Anil Ambani (centre), with his sons Anmol and Anshul.
Anil Ambani (centre), with his sons Anmol and Anshul.
Photo credit: IANS

Mumbai: Anil Ambani-led Reliance Group has inducted both the sons-Anmol (27) and Anshul (24)--as directors on the board of infrastructure vertical RInfra.

The company has also appointed retired Army officer Lt Gen Syed Ata Hasnain as an independent director on the board of the company, it said in a statement on Wednesday. Anmol has been on the board of Reliance Capital since August 2016, while the younger one, Anshul joined group this January, and has been actively involved in all operations of RInfra, including a special focus on the defence business, working closely with the group chairman and Punit Garg, executive director, the company said.

As of July 2019, four group companies alone, excluding the bankrupt telecom arm, were sitting on a debt pile of about Rs 93,900 crore. A company spokesman attributed the induction of the junior Ambanis to respect the wishes of the shareholders who during the recent AGM asked the management to get fresh blood into the company by bringing them on board.

During the recent AGMs, Ambani had said the group was shuttering the two lending arms of Reliance Capital-Reliance Commercial Finance and Reliance Home Finance with a cumulative asset of over Rs 25,000 crore--by December. On Monday, the group nearly exited RCap's AMC business--which used to lead the market for long and now has gone down a distant fifth slot--to Nippon Life of Japan which now owns 75 percent in the company and has since been renamed as Nippon Indian Mutual Fund for a collective investment of Rs 6,000 crore.

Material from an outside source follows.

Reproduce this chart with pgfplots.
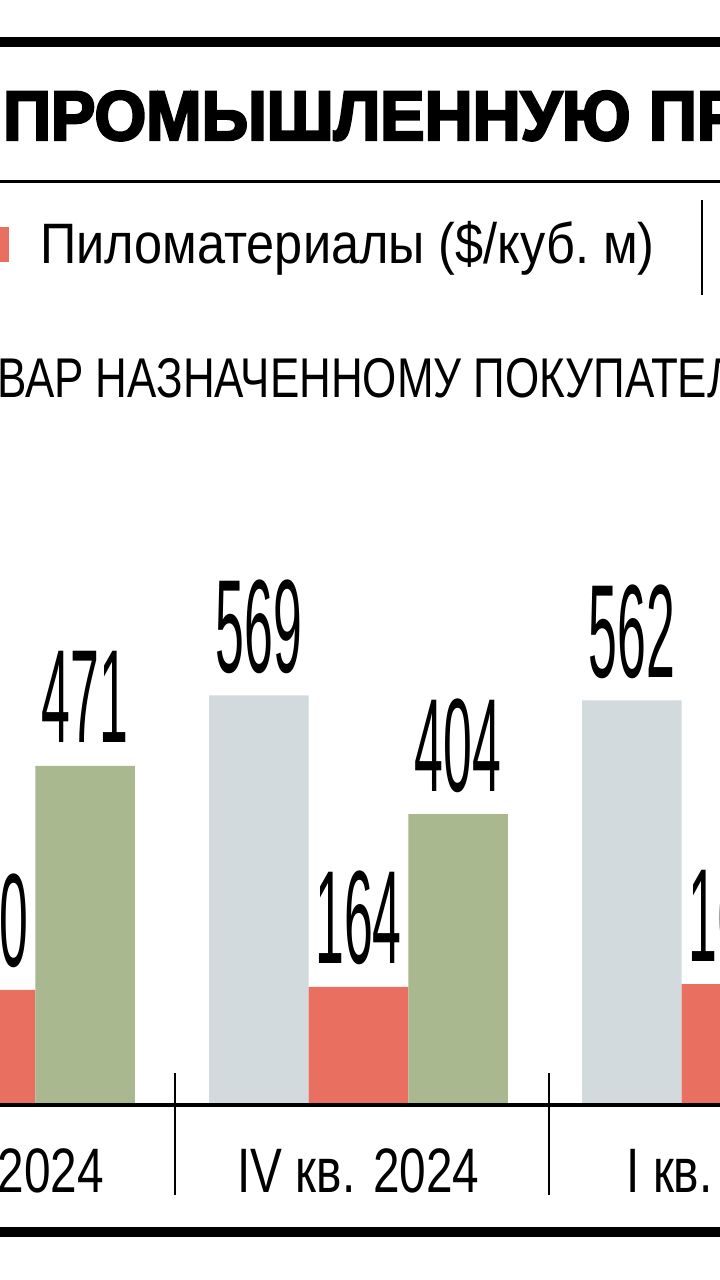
\documentclass[border=0pt]{standalone}
\usepackage{fontspec}
\usepackage{pgfplots}
\pgfplotsset{compat=1.18}
\setmainfont{Liberation Sans}
\newfontfamily\titlefont{Liberation Sans}[UprightFont={* Bold},FakeStretch=0.95,FakeBold=3.5]
\newfontfamily\condfont{Liberation Sans}[FakeStretch=0.785]
\newfontfamily\legfont{Liberation Sans}[FakeStretch=0.885]
\newfontfamily\catfont{Liberation Sans}[FakeStretch=0.76]
\newfontfamily\numfont{Liberation Sans}[FakeStretch=0.39]

\definecolor{cgrey}{HTML}{D3DADD}
\definecolor{cred}{HTML}{E96F60}
\definecolor{cgreen}{HTML}{A9B88E}

\begin{document}
\begin{tikzpicture}[x=1pt,y=1pt]
\useasboundingbox (0,0) rectangle (720,1280);
\clip (0,0) rectangle (720,1280);
\fill[white] (0,0) rectangle (720,1280);

% rules and header
\draw[line width=10pt] (-10,1238) -- (730,1238);
\node[anchor=base west, inner sep=0pt] at (3,1140)
  {\titlefont\fontsize{70}{76}\selectfont ПРОМЫШЛЕННУЮ ПРОДУКЦИЮ};
\draw[line width=3pt] (-10,1098.5) -- (730,1098.5);

% legend
\fill[cred] (-25,1018) rectangle (9,1053);
\node[anchor=base west, inner sep=0pt] at (40,1016)
  {\legfont\fontsize{57}{60}\selectfont Пиломатериалы (\$/куб.~м)};
\draw[line width=2pt] (701.5,985) -- (701.5,1080);

% subtitle
\node[anchor=base west, inner sep=0pt] at (-3,882)
  {\condfont\fontsize{56}{60}\selectfont\llap{ТО}ВАР НАЗНАЧЕННОМУ ПОКУПАТЕЛЮ};

\begin{axis}[
  at={(-238.3pt,175pt)}, anchor=south west,
  x=373pt, y=0.72pt,
  xmin=-0.6, xmax=2.6, ymin=0, ymax=800,
  axis x line*=bottom, axis y line=none,
  x axis line style={-},
  ybar=0pt, bar width=0.2668,
  xtick={0,1,2},
  xticklabels={III кв. 2024, IV кв. 2024, I кв. 2025},
  major tick length=0pt,
  xticklabel style={anchor=base, inner sep=0pt, yshift=-87pt,
    font=\catfont\fontsize{62.8}{64}\selectfont},
  ytick=\empty,
  nodes near coords,
  nodes near coords style={anchor=base, inner sep=0pt, yshift=23pt,
    font=\numfont\fontsize{132.7}{135}\selectfont},
  /pgf/number format/assume math mode=true,
  clip=false,
]
\addplot[fill=cgrey, draw=none] coordinates {(1,569) (2,562)};
\addplot[fill=cred, draw=none] coordinates {(0,160) (1,164) (2,168)};
\addplot[fill=cgreen, draw=none] coordinates {(0,471) (1,404)};
\draw[line width=3.5pt] (axis cs:-0.6,0) -- (axis cs:2.6,0);
\draw[line width=2pt] (axis cs:0.507,0) ++(0pt,32pt) -- ++(0pt,-122pt);
\draw[line width=2pt] (axis cs:1.510,0) ++(0pt,32pt) -- ++(0pt,-122pt);
\end{axis}

% bottom rule
\draw[line width=10pt] (-10,48) -- (730,48);
\end{tikzpicture}
\end{document}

The group has long ago existed the telecom business and the company, once a leading player, RCom is in the bankruptcy court since February. Many other group ventures like the defence vertical are also struggling for long now. The group's defence business, Reliance Naval is also under severe financial stress. At the AGM, Ambani had blamed the crisis and the resultant decision to exit to the severe collateral damages the group had taken due to a combination of factors-crisis in the financial services sector, irrational action by auditors and rating agencies and now the slowdown of the economy.

He had claimed that these events aided and abetted by reckless selling and rumour-mongering by vested interest have affected the shareholders of the Group companies. He had also said the group is planning to pay creditors Rs 15,000 crore more by March next year.